[BEGIN]

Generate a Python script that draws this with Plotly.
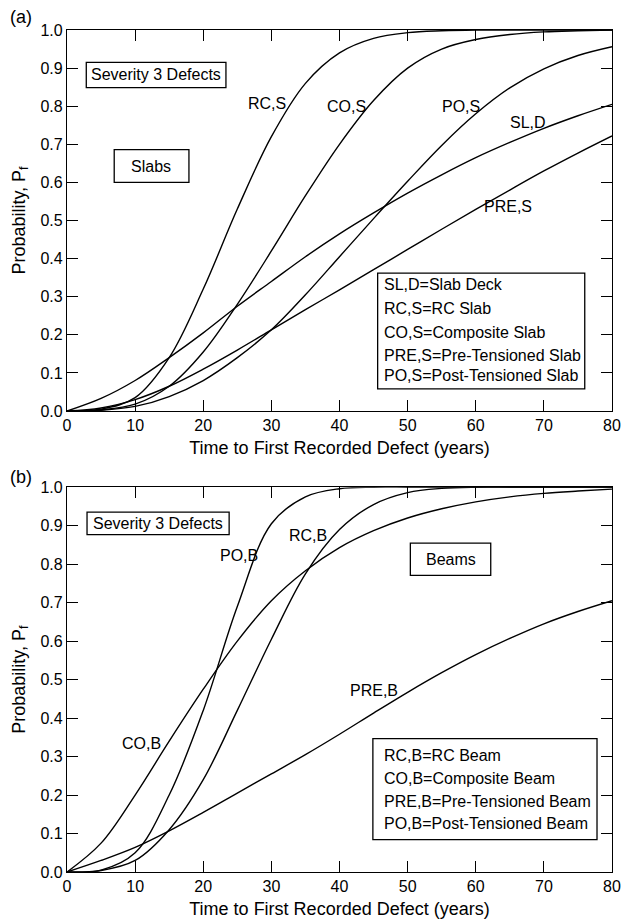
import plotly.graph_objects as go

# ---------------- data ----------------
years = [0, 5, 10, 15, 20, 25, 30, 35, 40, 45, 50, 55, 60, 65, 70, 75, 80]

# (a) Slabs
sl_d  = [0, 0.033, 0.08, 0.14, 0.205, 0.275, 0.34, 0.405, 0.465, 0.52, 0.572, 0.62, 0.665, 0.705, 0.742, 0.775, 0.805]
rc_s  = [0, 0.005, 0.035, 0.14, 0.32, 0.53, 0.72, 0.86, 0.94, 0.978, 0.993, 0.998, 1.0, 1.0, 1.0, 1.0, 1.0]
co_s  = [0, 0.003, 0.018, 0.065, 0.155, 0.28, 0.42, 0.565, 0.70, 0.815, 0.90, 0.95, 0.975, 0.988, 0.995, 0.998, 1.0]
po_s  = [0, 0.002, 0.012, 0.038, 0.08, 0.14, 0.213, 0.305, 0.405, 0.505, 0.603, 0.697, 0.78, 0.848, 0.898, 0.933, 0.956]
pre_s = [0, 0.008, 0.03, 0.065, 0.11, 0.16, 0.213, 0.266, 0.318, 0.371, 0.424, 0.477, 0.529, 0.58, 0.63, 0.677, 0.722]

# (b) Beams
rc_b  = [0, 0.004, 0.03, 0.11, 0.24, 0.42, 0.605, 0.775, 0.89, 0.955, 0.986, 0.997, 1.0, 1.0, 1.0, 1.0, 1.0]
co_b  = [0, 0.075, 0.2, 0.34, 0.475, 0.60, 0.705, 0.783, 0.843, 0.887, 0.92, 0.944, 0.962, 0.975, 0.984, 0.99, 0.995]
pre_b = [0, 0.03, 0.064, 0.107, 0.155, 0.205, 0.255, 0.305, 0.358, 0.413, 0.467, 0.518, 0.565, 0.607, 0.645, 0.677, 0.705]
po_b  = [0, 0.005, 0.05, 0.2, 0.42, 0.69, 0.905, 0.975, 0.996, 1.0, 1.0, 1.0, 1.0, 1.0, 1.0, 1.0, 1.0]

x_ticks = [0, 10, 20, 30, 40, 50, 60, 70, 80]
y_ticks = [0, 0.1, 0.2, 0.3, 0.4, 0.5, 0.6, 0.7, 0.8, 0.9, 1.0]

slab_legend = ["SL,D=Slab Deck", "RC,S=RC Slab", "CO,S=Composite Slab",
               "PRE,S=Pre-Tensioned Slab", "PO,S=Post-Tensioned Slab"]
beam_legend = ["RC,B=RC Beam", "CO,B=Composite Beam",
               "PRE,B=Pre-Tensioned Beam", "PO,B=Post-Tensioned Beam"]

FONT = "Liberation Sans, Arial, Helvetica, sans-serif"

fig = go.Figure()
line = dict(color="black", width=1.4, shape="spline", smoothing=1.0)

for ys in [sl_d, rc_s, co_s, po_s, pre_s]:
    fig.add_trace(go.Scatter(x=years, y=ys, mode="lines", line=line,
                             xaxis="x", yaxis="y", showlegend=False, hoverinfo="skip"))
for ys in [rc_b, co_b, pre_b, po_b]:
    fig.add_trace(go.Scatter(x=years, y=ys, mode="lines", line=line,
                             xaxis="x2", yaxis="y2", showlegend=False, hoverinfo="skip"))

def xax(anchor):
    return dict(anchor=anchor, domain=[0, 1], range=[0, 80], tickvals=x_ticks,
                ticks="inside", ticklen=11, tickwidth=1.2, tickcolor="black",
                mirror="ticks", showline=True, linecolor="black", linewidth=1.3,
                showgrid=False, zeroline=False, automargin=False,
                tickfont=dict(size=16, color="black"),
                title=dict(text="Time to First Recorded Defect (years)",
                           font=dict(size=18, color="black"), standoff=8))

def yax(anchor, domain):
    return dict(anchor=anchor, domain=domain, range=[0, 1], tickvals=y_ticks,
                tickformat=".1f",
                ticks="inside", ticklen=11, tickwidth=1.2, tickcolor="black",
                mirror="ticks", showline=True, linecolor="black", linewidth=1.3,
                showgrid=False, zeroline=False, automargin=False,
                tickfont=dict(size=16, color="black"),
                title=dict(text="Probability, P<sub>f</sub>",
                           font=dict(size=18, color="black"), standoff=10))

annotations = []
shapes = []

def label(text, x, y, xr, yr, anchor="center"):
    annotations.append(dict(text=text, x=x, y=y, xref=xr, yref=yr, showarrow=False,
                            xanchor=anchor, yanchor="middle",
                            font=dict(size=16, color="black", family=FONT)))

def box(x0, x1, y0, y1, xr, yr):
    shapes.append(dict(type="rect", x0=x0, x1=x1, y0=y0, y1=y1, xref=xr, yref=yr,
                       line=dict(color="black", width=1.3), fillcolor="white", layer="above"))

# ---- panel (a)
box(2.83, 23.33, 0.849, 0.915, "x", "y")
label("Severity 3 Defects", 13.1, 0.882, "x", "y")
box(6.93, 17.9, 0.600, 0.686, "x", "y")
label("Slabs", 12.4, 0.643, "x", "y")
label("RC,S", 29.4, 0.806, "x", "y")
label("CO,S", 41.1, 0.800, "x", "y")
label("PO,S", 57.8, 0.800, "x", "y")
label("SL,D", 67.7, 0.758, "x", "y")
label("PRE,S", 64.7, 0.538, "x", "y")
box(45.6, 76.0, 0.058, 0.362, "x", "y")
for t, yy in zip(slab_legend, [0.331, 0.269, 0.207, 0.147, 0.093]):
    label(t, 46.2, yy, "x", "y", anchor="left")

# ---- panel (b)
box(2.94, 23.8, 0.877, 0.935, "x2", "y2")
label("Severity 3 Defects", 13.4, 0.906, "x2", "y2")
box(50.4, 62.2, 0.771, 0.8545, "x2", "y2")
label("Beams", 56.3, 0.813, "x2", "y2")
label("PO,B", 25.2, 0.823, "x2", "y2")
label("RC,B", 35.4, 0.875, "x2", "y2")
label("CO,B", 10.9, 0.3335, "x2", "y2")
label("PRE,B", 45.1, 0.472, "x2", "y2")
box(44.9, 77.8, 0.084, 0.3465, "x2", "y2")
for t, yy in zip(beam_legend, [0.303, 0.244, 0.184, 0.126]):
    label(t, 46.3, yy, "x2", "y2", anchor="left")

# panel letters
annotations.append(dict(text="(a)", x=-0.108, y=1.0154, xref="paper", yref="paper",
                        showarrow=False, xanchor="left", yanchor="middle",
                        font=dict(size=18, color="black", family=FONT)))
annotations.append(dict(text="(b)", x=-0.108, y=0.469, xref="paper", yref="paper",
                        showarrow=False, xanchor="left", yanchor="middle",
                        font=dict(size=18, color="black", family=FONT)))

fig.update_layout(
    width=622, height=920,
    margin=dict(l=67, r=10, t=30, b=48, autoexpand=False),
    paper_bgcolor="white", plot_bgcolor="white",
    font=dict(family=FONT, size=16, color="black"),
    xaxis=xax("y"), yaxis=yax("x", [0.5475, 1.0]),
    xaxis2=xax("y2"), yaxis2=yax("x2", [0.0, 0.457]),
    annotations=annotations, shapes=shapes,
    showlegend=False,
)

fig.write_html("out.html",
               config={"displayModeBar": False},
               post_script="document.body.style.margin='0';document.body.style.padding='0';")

[END]

→ **WHAT THE TASK REQUIRES**
Quote in full the listing given above; the images are to be left out.

→ **FULL SOLUTION**
Generate a Python script that draws this with Plotly.
import plotly.graph_objects as go

# ---------------- data ----------------
years = [0, 5, 10, 15, 20, 25, 30, 35, 40, 45, 50, 55, 60, 65, 70, 75, 80]

# (a) Slabs
sl_d  = [0, 0.033, 0.08, 0.14, 0.205, 0.275, 0.34, 0.405, 0.465, 0.52, 0.572, 0.62, 0.665, 0.705, 0.742, 0.775, 0.805]
rc_s  = [0, 0.005, 0.035, 0.14, 0.32, 0.53, 0.72, 0.86, 0.94, 0.978, 0.993, 0.998, 1.0, 1.0, 1.0, 1.0, 1.0]
co_s  = [0, 0.003, 0.018, 0.065, 0.155, 0.28, 0.42, 0.565, 0.70, 0.815, 0.90, 0.95, 0.975, 0.988, 0.995, 0.998, 1.0]
po_s  = [0, 0.002, 0.012, 0.038, 0.08, 0.14, 0.213, 0.305, 0.405, 0.505, 0.603, 0.697, 0.78, 0.848, 0.898, 0.933, 0.956]
pre_s = [0, 0.008, 0.03, 0.065, 0.11, 0.16, 0.213, 0.266, 0.318, 0.371, 0.424, 0.477, 0.529, 0.58, 0.63, 0.677, 0.722]

# (b) Beams
rc_b  = [0, 0.004, 0.03, 0.11, 0.24, 0.42, 0.605, 0.775, 0.89, 0.955, 0.986, 0.997, 1.0, 1.0, 1.0, 1.0, 1.0]
co_b  = [0, 0.075, 0.2, 0.34, 0.475, 0.60, 0.705, 0.783, 0.843, 0.887, 0.92, 0.944, 0.962, 0.975, 0.984, 0.99, 0.995]
pre_b = [0, 0.03, 0.064, 0.107, 0.155, 0.205, 0.255, 0.305, 0.358, 0.413, 0.467, 0.518, 0.565, 0.607, 0.645, 0.677, 0.705]
po_b  = [0, 0.005, 0.05, 0.2, 0.42, 0.69, 0.905, 0.975, 0.996, 1.0, 1.0, 1.0, 1.0, 1.0, 1.0, 1.0, 1.0]

x_ticks = [0, 10, 20, 30, 40, 50, 60, 70, 80]
y_ticks = [0, 0.1, 0.2, 0.3, 0.4, 0.5, 0.6, 0.7, 0.8, 0.9, 1.0]

slab_legend = ["SL,D=Slab Deck", "RC,S=RC Slab", "CO,S=Composite Slab",
               "PRE,S=Pre-Tensioned Slab", "PO,S=Post-Tensioned Slab"]
beam_legend = ["RC,B=RC Beam", "CO,B=Composite Beam",
               "PRE,B=Pre-Tensioned Beam", "PO,B=Post-Tensioned Beam"]

FONT = "Liberation Sans, Arial, Helvetica, sans-serif"

fig = go.Figure()
line = dict(color="black", width=1.4, shape="spline", smoothing=1.0)

for ys in [sl_d, rc_s, co_s, po_s, pre_s]:
    fig.add_trace(go.Scatter(x=years, y=ys, mode="lines", line=line,
                             xaxis="x", yaxis="y", showlegend=False, hoverinfo="skip"))
for ys in [rc_b, co_b, pre_b, po_b]:
    fig.add_trace(go.Scatter(x=years, y=ys, mode="lines", line=line,
                             xaxis="x2", yaxis="y2", showlegend=False, hoverinfo="skip"))

def xax(anchor):
    return dict(anchor=anchor, domain=[0, 1], range=[0, 80], tickvals=x_ticks,
                ticks="inside", ticklen=11, tickwidth=1.2, tickcolor="black",
                mirror="ticks", showline=True, linecolor="black", linewidth=1.3,
                showgrid=False, zeroline=False, automargin=False,
                tickfont=dict(size=16, color="black"),
                title=dict(text="Time to First Recorded Defect (years)",
                           font=dict(size=18, color="black"), standoff=8))

def yax(anchor, domain):
    return dict(anchor=anchor, domain=domain, range=[0, 1], tickvals=y_ticks,
                tickformat=".1f",
                ticks="inside", ticklen=11, tickwidth=1.2, tickcolor="black",
                mirror="ticks", showline=True, linecolor="black", linewidth=1.3,
                showgrid=False, zeroline=False, automargin=False,
                tickfont=dict(size=16, color="black"),
                title=dict(text="Probability, P<sub>f</sub>",
                           font=dict(size=18, color="black"), standoff=10))

annotations = []
shapes = []

def label(text, x, y, xr, yr, anchor="center"):
    annotations.append(dict(text=text, x=x, y=y, xref=xr, yref=yr, showarrow=False,
                            xanchor=anchor, yanchor="middle",
                            font=dict(size=16, color="black", family=FONT)))

def box(x0, x1, y0, y1, xr, yr):
    shapes.append(dict(type="rect", x0=x0, x1=x1, y0=y0, y1=y1, xref=xr, yref=yr,
                       line=dict(color="black", width=1.3), fillcolor="white", layer="above"))

# ---- panel (a)
box(2.83, 23.33, 0.849, 0.915, "x", "y")
label("Severity 3 Defects", 13.1, 0.882, "x", "y")
box(6.93, 17.9, 0.600, 0.686, "x", "y")
label("Slabs", 12.4, 0.643, "x", "y")
label("RC,S", 29.4, 0.806, "x", "y")
label("CO,S", 41.1, 0.800, "x", "y")
label("PO,S", 57.8, 0.800, "x", "y")
label("SL,D", 67.7, 0.758, "x", "y")
label("PRE,S", 64.7, 0.538, "x", "y")
box(45.6, 76.0, 0.058, 0.362, "x", "y")
for t, yy in zip(slab_legend, [0.331, 0.269, 0.207, 0.147, 0.093]):
    label(t, 46.2, yy, "x", "y", anchor="left")

# ---- panel (b)
box(2.94, 23.8, 0.877, 0.935, "x2", "y2")
label("Severity 3 Defects", 13.4, 0.906, "x2", "y2")
box(50.4, 62.2, 0.771, 0.8545, "x2", "y2")
label("Beams", 56.3, 0.813, "x2", "y2")
label("PO,B", 25.2, 0.823, "x2", "y2")
label("RC,B", 35.4, 0.875, "x2", "y2")
label("CO,B", 10.9, 0.3335, "x2", "y2")
label("PRE,B", 45.1, 0.472, "x2", "y2")
box(44.9, 77.8, 0.084, 0.3465, "x2", "y2")
for t, yy in zip(beam_legend, [0.303, 0.244, 0.184, 0.126]):
    label(t, 46.3, yy, "x2", "y2", anchor="left")

# panel letters
annotations.append(dict(text="(a)", x=-0.108, y=1.0154, xref="paper", yref="paper",
                        showarrow=False, xanchor="left", yanchor="middle",
                        font=dict(size=18, color="black", family=FONT)))
annotations.append(dict(text="(b)", x=-0.108, y=0.469, xref="paper", yref="paper",
                        showarrow=False, xanchor="left", yanchor="middle",
                        font=dict(size=18, color="black", family=FONT)))

fig.update_layout(
    width=622, height=920,
    margin=dict(l=67, r=10, t=30, b=48, autoexpand=False),
    paper_bgcolor="white", plot_bgcolor="white",
    font=dict(family=FONT, size=16, color="black"),
    xaxis=xax("y"), yaxis=yax("x", [0.5475, 1.0]),
    xaxis2=xax("y2"), yaxis2=yax("x2", [0.0, 0.457]),
    annotations=annotations, shapes=shapes,
    showlegend=False,
)

fig.write_html("out.html",
               config={"displayModeBar": False},
               post_script="document.body.style.margin='0';document.body.style.padding='0';")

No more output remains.